After his wife's death, the duke lived increasingly away from the court at Versailles, dividing his time between two of his many country residences, the Château de Rambouillet and the Château de Sceaux. He devoted the majority of the rest of his life to dispensing charity. During the French Revolution, he gave refuge in Sceaux to the poet Jean Pierre Claris de Florian, who had formerly been one of his pages and secretaries at the Château d'Anet.
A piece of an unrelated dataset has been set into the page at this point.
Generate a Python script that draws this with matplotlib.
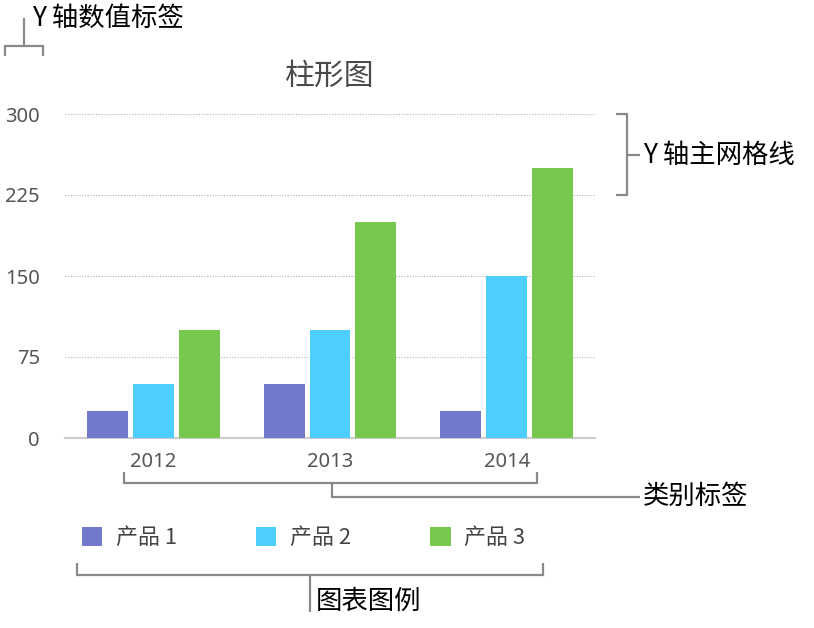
import matplotlib
matplotlib.use('Agg')
import matplotlib.pyplot as plt
import numpy as np
from matplotlib.lines import Line2D

plt.rcParams['font.family'] = ['Noto Sans CJK SC', 'DejaVu Sans']

# data
years = ['2012', '2013', '2014']
series_names = ['产品 1', '产品 2', '产品 3']
product1 = [25, 50, 25]
product2 = [50, 100, 150]
product3 = [100, 200, 250]
y_ticks = [0, 75, 150, 225, 300]
colors = ['#7278CC', '#4FCEFC', '#78C850']

W, H = 814, 628
fig = plt.figure(figsize=(W / 100, H / 100), dpi=100)
fig.patch.set_facecolor('white')


def fx(x):
    return x / W


def fy(y):
    return 1 - y / H


# axes placed in pixel terms: x 65..595, y 114..438
ax = fig.add_axes([fx(65), fy(438), (595 - 65) / W, (438 - 114) / H])

x = np.arange(len(years))
bw = 0.232
step = 0.26
for i, vals in enumerate([product1, product2, product3]):
    ax.bar(x + (i - 1) * step, vals, width=bw, color=colors[i],
           label=series_names[i], zorder=3)

ax.set_xlim(-0.5, 2.5)
ax.set_ylim(0, 300)
ax.set_yticks(y_ticks)
ax.set_yticklabels([str(v) for v in y_ticks], family='Noto Sans')
ax.set_xticks(x)
ax.set_xticklabels(years, family='Noto Sans')
ax.tick_params(axis='both', length=0, labelsize=14.5, labelcolor='#555555')
ax.tick_params(axis='y', pad=18)
ax.tick_params(axis='x', pad=10)

for s in ['top', 'right', 'left']:
    ax.spines[s].set_visible(False)
ax.spines['bottom'].set_color('#cccccc')
ax.spines['bottom'].set_linewidth(1.5)
ax.yaxis.grid(True, linestyle=(0, (1, 1.5)), color='#b0b0b0', linewidth=0.8, zorder=0)
ax.set_axisbelow(True)

fig.text(fx(330), fy(76), '柱形图', fontsize=21.5, color='#4a4a4a',
         ha='center', va='center')

leg = ax.legend(loc='center left', bbox_to_anchor=(fx(82), fy(538)),
                bbox_transform=fig.transFigure, ncol=3, frameon=False,
                fontsize=15.8, handlelength=0.93, handleheight=1.0,
                handletextpad=0.6, columnspacing=3.62, borderaxespad=0,
                borderpad=0)
for t in leg.get_texts():
    t.set_color('#444444')

# annotation brackets
bc = '#8a8a8a'
lw = 1.6


def seg(pts):
    xs = [fx(p[0]) for p in pts]
    ys = [fy(p[1]) for p in pts]
    fig.add_artist(Line2D(xs, ys, color=bc, linewidth=lw,
                          transform=fig.transFigure,
                          solid_joinstyle='miter', solid_capstyle='butt'))


ann_fs = 19

# Y axis value labels
seg([(5, 56), (5, 46), (43, 46), (43, 56)])
seg([(24, 46), (24, 18)])
fig.text(fx(32), fy(18), 'Y 轴数值标签', fontsize=ann_fs, color='black',
         ha='left', va='center')

# Y major gridlines
seg([(616, 114), (627, 114), (627, 195), (616, 195)])
seg([(627, 155), (640, 155)])
fig.text(fx(643), fy(155), 'Y 轴主网格线', fontsize=ann_fs, color='black',
         ha='left', va='center')

# category labels
seg([(124, 472), (124, 483), (537, 483), (537, 472)])
seg([(332, 483), (332, 497), (640, 497)])
fig.text(fx(643), fy(496), '类别标签', fontsize=ann_fs, color='black',
         ha='left', va='center')

# legend
seg([(77, 563), (77, 575), (543, 575), (543, 563)])
seg([(310, 575), (310, 612)])
fig.text(fx(316), fy(601), '图表图例', fontsize=ann_fs, color='black',
         ha='left', va='center')

fig.savefig('out.png', dpi=100, facecolor='white')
In 1791, he moved to the ''Château de Bizy'',〔:fr:Château de Bizy〕 at Vernon in Normandy,〔(vernon visite château patrimoine 6 )〕 where his daughter joined him in April of that year after leaving her husband, the duc d'Orléans. Respected by the people because of his philanthropy, the duke was never bothered by the radicals as the French Revolution progressed. Others of his immediate family, however, were not spared. On 3 September 1792, his daughter-in-law, the princesse de Lamballe, was savagely murdered, and on 21 January 1793, his cousin Louis XVI was executed. He never saw the arrest of his daughter in April 1793, as he died on 4 March 1793 at Bizy. On the night of 6 to 7 March, his body was brought clandestinely to Dreux, where it was buried in the family crypt at the ''Collégiale Saint-Étienne''. Nine months later, on the afternoon of 21 November 1793 a group of Jacobin radicals and their workmen broke into the chapel, with the excuse of searching for lead and destroying feudal symbols, which had recently been outlawed. They smashed the armorial decorations, uprooted the coffins, and treated the remains of the royally-connected Penthievre family to a common pauper's burial, in a quicklime-coated pit in the nearby canons' cemetery. Similar treatment had recently been given to the remains of the duc's executed cousin King Louis XVI in Paris, and to their ancestors at the royal necropolis of St.Denis. The raid had yielded 1,252 pounds of lead for reuse as ammunition "to fire at the enemies of the Revolution". In 1798 the remains of the chapel were put up for auction, and demolished as recyclable building materials by the successful bidder, a timber merchant from Chartres.
During his lifetime, the duc de Penthièvre had had one passion, that of collecting watches.